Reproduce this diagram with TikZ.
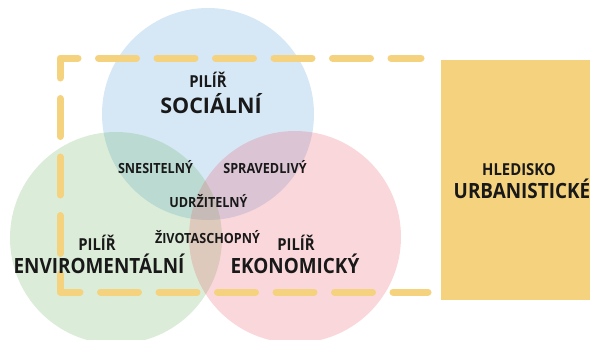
\documentclass[tikz,border=0pt]{standalone}
\usepackage{fontspec}
\setmainfont{Open Sans}
\newfontfamily\narrowSans{Open Sans}[FakeStretch=0.9]
\definecolor{frameYellow}{RGB}{245,210,126}
\definecolor{socBlue}{RGB}{91,160,220}
\definecolor{envGreen}{RGB}{110,180,100}
\definecolor{ekoPink}{RGB}{235,95,110}

\begin{document}
\begin{tikzpicture}
[x=1pt,y=-1pt,
pillarDisc/.style={circle,draw=none,fill opacity=0.25,
inner sep=0pt,minimum size=212pt},
dashFrame/.style={draw=frameYellow,line width=7pt,line cap=round,line join=round,
dash pattern=on 38pt off 20.5pt,dash phase=8pt},
bigWord/.style={anchor=base,text=black!90,font=\narrowSans\fontsize{21}{21}\selectfont\bfseries},
midWord/.style={anchor=base,text=black!90,font=\narrowSans\fontsize{16.5}{16.5}\selectfont\bfseries},
smallWord/.style={anchor=base,text=black!90,font=\narrowSans\fontsize{14}{14}\selectfont\bfseries}]
  \useasboundingbox (0,0) rectangle (590,340);
  % the three pillars
  \node[pillarDisc,fill=socBlue]  (socialDisc) at (208,114) {};
  \node[pillarDisc,fill=envGreen] (enviroDisc) at (116,238) {};
  \node[pillarDisc,fill=ekoPink]  (ekonoDisc)  at (295,237) {};
  % open dashed frame
  \coordinate (frameTR) at (421,58);
  \coordinate (frameTL) at (60,58);
  \coordinate (frameBL) at (60,292);
  \coordinate (frameBR) at (428,292);
  \draw[dashFrame] (frameTR) -- (frameTL) -- (frameBL) -- (frameBR);
  % urban box
  \node[fill=frameYellow,inner sep=0pt,minimum width=159pt,minimum height=240pt]
    (urbanBox) at (520.5,180) {};
  \node[midWord]  (urbanTop)  at (519,175) {HLEDISKO};
  \node[bigWord]  (urbanName) at (522,198) {URBANISTICKÉ};
  % pillar labels
  \node[midWord]  (socialTop)  at (208,87)  {PILÍŘ};
  \node[bigWord,font=\fontsize{21.5}{21.5}\selectfont\bfseries]
                  (socialName) at (211,113) {SOCIÁLNÍ};
  \node[midWord]  (enviroTop)  at (97,250)  {PILÍŘ};
  \node[bigWord]  (enviroName) at (99,273)  {ENVIROMENTÁLNÍ};
  \node[midWord]  (ekonoTop)   at (296,250) {PILÍŘ};
  \node[bigWord]  (ekonoName)  at (295,273) {EKONOMICKÝ};
  % overlaps
  \node[smallWord] (bearable)  at (155.5,173) {SNESITELNÝ};
  \node[smallWord] (equitable) at (265,173)   {SPRAVEDLIVÝ};
  \node[smallWord] (sustain)   at (208.5,207) {UDRŽITELNÝ};
  \node[smallWord] (viable)    at (207.5,243) {ŽIVOTASCHOPNÝ};
\end{tikzpicture}
\end{document}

- **Directions for this task**: Without the images, write out each line of the data verbatim.

- **Finished exercise**:
Reproduce this diagram with TikZ.
\documentclass[tikz,border=0pt]{standalone}
\usepackage{fontspec}
\setmainfont{Open Sans}
\newfontfamily\narrowSans{Open Sans}[FakeStretch=0.9]
\definecolor{frameYellow}{RGB}{245,210,126}
\definecolor{socBlue}{RGB}{91,160,220}
\definecolor{envGreen}{RGB}{110,180,100}
\definecolor{ekoPink}{RGB}{235,95,110}

\begin{document}
\begin{tikzpicture}
[x=1pt,y=-1pt,
pillarDisc/.style={circle,draw=none,fill opacity=0.25,
inner sep=0pt,minimum size=212pt},
dashFrame/.style={draw=frameYellow,line width=7pt,line cap=round,line join=round,
dash pattern=on 38pt off 20.5pt,dash phase=8pt},
bigWord/.style={anchor=base,text=black!90,font=\narrowSans\fontsize{21}{21}\selectfont\bfseries},
midWord/.style={anchor=base,text=black!90,font=\narrowSans\fontsize{16.5}{16.5}\selectfont\bfseries},
smallWord/.style={anchor=base,text=black!90,font=\narrowSans\fontsize{14}{14}\selectfont\bfseries}]
  \useasboundingbox (0,0) rectangle (590,340);
  % the three pillars
  \node[pillarDisc,fill=socBlue]  (socialDisc) at (208,114) {};
  \node[pillarDisc,fill=envGreen] (enviroDisc) at (116,238) {};
  \node[pillarDisc,fill=ekoPink]  (ekonoDisc)  at (295,237) {};
  % open dashed frame
  \coordinate (frameTR) at (421,58);
  \coordinate (frameTL) at (60,58);
  \coordinate (frameBL) at (60,292);
  \coordinate (frameBR) at (428,292);
  \draw[dashFrame] (frameTR) -- (frameTL) -- (frameBL) -- (frameBR);
  % urban box
  \node[fill=frameYellow,inner sep=0pt,minimum width=159pt,minimum height=240pt]
    (urbanBox) at (520.5,180) {};
  \node[midWord]  (urbanTop)  at (519,175) {HLEDISKO};
  \node[bigWord]  (urbanName) at (522,198) {URBANISTICKÉ};
  % pillar labels
  \node[midWord]  (socialTop)  at (208,87)  {PILÍŘ};
  \node[bigWord,font=\fontsize{21.5}{21.5}\selectfont\bfseries]
                  (socialName) at (211,113) {SOCIÁLNÍ};
  \node[midWord]  (enviroTop)  at (97,250)  {PILÍŘ};
  \node[bigWord]  (enviroName) at (99,273)  {ENVIROMENTÁLNÍ};
  \node[midWord]  (ekonoTop)   at (296,250) {PILÍŘ};
  \node[bigWord]  (ekonoName)  at (295,273) {EKONOMICKÝ};
  % overlaps
  \node[smallWord] (bearable)  at (155.5,173) {SNESITELNÝ};
  \node[smallWord] (equitable) at (265,173)   {SPRAVEDLIVÝ};
  \node[smallWord] (sustain)   at (208.5,207) {UDRŽITELNÝ};
  \node[smallWord] (viable)    at (207.5,243) {ŽIVOTASCHOPNÝ};
\end{tikzpicture}
\end{document}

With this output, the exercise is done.